Tanto los sediciosos como los militares actuaron por su cuenta, no representaron jamás al pueblo uruguayo, y en su pretensión de erigirse como únicos dueños de la verdad ignoraron absolutamente la opinión del soberano. Tanto unos como otros tuvieron como objetivo alzarse ilegítimamente con el poder, y la irracional apelación de imponer la violencia a las razones fue la que generó las condiciones para que gradualmente los militares fueran asumiendo las riendas del poder, consagrando el atropello a las instituciones y la conculcación de las garantías y derechos de los ciudadanos.

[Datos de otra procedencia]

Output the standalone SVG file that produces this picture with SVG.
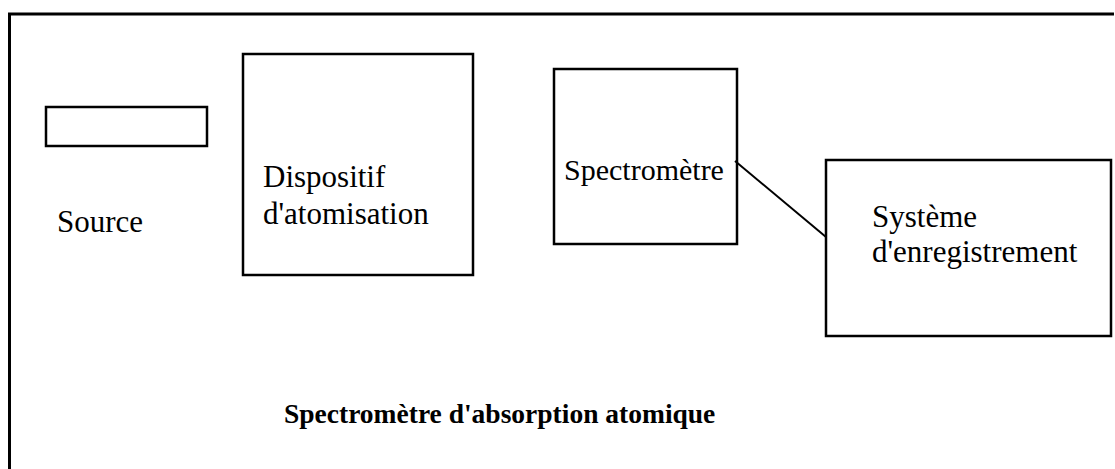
<svg xmlns="http://www.w3.org/2000/svg" width="1115" height="469" viewBox="0 0 1115 469">
<style>
.box{fill:none;stroke:#000;stroke-width:2.5}
.t{font-family:"Liberation Serif","Times New Roman",serif;font-size:31px;fill:#000}
.title{font-family:"Liberation Serif","Times New Roman",serif;font-size:27.5px;font-weight:bold;fill:#000}
.conn{stroke:#000;stroke-width:2;fill:none}
</style>
<rect width="1115" height="469" fill="#fff"/>
<path d="M9.5,469 V14 H1114" fill="none" stroke="#000" stroke-width="3"/>
<g id="source">
<rect class="box" x="46" y="107" width="161" height="39"/>
<text class="t" x="57" y="232">Source</text>
</g>
<g id="atomisation">
<rect class="box" x="243" y="54" width="230" height="221"/>
<text class="t" x="263" y="187">Dispositif</text>
<text class="t" x="263" y="224">d'atomisation</text>
</g>
<g id="spectrometre">
<rect class="box" x="554" y="69" width="183" height="175"/>
<text class="t" x="564" y="180" style="font-size:30px">Spectromètre</text>
</g>
<g id="enregistrement">
<rect class="box" x="826" y="160" width="285" height="176"/>
<text class="t" x="872" y="227">Système</text>
<text class="t" x="872" y="262">d'enregistrement</text>
</g>
<g id="connectors">
<line class="conn" x1="735" y1="161" x2="826" y2="237"/>
</g>
<text class="title" x="284" y="423">Spectromètre d'absorption atomique</text>
</svg>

No puede obviarse que hay responsabilidades compartidas entre militares y tupamaros respecto a la espiral de intolerancia y violencia que fueron la génesis del período dictatorial que azotó al país. Por ello, cuando entramos en el terreno de determinar responsabilidades, no corresponde que sea el Estado solo el que las asuma o pida perdón. En esta instancia el propio presidente de la República, que habló en nombre del Estado, también debió haber reconocido el papel de la guerrilla que empuñó las armas en su momento contra un régimen democrático. Hubiera sido más inteligente haberlo hecho. Posiblemente en su interior el presidente haya tenido la intención de hacerlo por su propia cuenta, considerando la persona conciliadora que hoy ha demostrado ser. Pero de ser así, seguramente las presiones de su propio partido, donde el control en buena medida está en sectores que todavía siguen pensando de la misma forma que cuando se alzaron en armas, pudo más. Es una pena; con solo decir “también nos equivocamos” hubiera terminado de una buena vez con toda esta polémica, silenciado a la oposición y hasta ganado el respeto de la ciudadanía que no está alineada con la izquierda.